▶ TO DO: Scan the material for the word "this", and copy each line where it shows up.

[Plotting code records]
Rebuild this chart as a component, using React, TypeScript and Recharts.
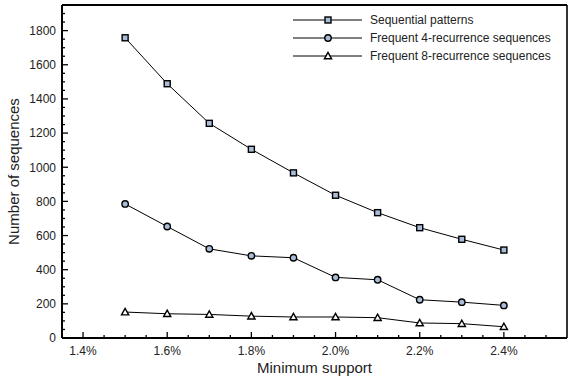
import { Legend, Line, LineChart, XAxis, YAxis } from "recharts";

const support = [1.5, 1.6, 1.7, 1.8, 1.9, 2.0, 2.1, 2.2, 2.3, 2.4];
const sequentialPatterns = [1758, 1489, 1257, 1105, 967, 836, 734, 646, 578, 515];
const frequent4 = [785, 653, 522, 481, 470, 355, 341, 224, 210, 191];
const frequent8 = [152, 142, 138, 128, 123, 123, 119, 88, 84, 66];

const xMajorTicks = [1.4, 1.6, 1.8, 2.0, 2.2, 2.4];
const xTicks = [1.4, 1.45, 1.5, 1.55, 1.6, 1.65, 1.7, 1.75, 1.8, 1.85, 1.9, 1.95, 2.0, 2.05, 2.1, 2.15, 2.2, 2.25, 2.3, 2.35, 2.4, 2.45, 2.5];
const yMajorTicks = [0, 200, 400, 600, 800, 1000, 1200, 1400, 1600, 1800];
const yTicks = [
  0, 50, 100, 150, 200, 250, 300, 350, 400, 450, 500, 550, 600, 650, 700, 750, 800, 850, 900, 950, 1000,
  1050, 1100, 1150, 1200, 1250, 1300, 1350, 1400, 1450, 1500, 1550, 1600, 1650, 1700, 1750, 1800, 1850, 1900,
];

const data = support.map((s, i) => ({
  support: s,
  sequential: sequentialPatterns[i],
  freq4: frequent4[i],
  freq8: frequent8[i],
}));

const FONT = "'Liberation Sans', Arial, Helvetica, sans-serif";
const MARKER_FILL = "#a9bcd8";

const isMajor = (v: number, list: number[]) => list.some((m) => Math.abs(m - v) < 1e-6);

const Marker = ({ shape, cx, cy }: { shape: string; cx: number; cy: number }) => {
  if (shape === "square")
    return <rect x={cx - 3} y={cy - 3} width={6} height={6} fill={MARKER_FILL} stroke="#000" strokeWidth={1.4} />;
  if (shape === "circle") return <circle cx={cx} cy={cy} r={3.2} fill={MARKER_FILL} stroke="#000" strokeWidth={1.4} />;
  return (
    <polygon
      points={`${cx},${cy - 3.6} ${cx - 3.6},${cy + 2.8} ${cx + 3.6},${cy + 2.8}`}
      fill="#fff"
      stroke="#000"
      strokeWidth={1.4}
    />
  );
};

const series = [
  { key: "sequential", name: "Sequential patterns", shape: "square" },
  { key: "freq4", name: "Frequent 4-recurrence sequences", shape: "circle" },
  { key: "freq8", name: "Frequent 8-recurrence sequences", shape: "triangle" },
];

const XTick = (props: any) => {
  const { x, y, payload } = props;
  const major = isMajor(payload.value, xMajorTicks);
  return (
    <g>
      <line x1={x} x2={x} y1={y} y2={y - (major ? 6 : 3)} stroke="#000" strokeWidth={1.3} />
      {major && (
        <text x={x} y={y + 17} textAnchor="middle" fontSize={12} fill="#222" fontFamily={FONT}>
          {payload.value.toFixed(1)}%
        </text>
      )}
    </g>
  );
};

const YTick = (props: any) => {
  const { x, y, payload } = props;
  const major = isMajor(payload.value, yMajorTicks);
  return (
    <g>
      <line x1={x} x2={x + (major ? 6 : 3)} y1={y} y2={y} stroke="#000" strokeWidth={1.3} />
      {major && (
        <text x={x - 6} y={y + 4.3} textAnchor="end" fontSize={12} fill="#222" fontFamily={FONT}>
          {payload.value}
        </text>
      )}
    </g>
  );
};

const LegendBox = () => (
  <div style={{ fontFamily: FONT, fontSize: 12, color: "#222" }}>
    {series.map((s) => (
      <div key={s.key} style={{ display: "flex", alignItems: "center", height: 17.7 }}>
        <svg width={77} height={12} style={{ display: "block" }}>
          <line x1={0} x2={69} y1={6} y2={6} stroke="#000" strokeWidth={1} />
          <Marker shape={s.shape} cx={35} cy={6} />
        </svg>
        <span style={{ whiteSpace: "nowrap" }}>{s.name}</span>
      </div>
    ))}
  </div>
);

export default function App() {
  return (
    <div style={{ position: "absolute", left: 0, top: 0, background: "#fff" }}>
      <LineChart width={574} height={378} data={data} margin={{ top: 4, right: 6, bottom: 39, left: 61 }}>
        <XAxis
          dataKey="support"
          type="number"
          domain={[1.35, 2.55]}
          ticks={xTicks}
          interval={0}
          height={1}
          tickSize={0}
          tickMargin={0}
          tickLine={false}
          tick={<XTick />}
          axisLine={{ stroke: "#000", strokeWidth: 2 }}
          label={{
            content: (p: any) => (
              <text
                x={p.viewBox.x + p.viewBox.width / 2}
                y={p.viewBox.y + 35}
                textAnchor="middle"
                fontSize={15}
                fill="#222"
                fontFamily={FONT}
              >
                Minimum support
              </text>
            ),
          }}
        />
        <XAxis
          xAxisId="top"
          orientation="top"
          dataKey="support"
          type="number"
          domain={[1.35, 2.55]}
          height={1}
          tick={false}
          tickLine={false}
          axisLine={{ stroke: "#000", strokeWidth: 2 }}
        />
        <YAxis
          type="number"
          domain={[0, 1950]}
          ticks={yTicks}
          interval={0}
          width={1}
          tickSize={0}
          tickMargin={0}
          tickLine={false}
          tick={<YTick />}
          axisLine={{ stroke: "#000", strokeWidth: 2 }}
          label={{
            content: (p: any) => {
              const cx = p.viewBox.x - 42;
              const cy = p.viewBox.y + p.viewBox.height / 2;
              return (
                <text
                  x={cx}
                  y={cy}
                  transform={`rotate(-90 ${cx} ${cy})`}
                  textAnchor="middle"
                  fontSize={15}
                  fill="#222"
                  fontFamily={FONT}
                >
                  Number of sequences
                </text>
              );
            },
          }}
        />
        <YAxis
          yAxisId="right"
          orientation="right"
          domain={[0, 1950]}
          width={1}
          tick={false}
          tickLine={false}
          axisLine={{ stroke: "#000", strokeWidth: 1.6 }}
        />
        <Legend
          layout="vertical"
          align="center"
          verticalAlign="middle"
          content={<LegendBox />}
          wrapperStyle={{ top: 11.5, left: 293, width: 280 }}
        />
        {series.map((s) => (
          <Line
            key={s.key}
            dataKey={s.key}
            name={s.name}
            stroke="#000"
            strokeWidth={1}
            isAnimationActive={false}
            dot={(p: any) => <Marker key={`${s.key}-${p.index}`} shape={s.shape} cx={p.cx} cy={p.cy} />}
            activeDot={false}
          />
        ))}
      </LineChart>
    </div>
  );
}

...

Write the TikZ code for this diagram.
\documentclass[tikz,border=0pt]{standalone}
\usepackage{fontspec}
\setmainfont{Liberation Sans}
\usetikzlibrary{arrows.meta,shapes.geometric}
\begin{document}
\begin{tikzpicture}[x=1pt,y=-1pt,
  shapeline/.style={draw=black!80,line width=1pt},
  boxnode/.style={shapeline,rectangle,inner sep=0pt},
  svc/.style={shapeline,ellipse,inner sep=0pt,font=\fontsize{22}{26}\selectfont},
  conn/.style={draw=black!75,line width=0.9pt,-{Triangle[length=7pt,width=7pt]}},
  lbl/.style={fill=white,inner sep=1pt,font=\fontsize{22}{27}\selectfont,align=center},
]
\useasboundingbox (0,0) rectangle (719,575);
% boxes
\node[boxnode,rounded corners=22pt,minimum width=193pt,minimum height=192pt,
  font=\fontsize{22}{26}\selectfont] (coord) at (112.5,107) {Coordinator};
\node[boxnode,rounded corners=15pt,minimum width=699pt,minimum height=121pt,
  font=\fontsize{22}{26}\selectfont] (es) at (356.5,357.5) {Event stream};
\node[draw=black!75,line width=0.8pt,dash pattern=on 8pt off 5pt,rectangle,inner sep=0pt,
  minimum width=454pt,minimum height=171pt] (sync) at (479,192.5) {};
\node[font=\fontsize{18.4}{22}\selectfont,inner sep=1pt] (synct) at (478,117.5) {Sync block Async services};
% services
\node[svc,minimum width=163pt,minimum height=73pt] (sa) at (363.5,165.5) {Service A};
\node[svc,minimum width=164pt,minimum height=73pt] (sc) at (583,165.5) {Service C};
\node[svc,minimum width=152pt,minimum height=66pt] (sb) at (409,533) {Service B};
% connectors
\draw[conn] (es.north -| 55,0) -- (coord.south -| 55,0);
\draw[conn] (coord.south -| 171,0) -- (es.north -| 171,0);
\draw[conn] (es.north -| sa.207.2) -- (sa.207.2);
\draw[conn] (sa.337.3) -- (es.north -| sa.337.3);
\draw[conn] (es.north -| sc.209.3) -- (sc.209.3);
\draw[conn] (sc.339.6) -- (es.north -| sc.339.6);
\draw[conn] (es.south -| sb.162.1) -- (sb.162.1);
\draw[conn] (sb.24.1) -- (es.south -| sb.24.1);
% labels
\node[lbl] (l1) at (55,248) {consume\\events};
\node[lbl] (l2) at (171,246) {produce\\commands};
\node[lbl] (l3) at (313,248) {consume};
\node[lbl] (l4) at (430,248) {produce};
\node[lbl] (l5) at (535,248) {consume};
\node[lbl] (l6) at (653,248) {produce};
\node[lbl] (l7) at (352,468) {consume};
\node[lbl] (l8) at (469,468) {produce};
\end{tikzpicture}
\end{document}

▶ WRITTEN RESPONSE:
Rebuild this chart as a component, using React, TypeScript and Recharts.
Write the TikZ code for this diagram.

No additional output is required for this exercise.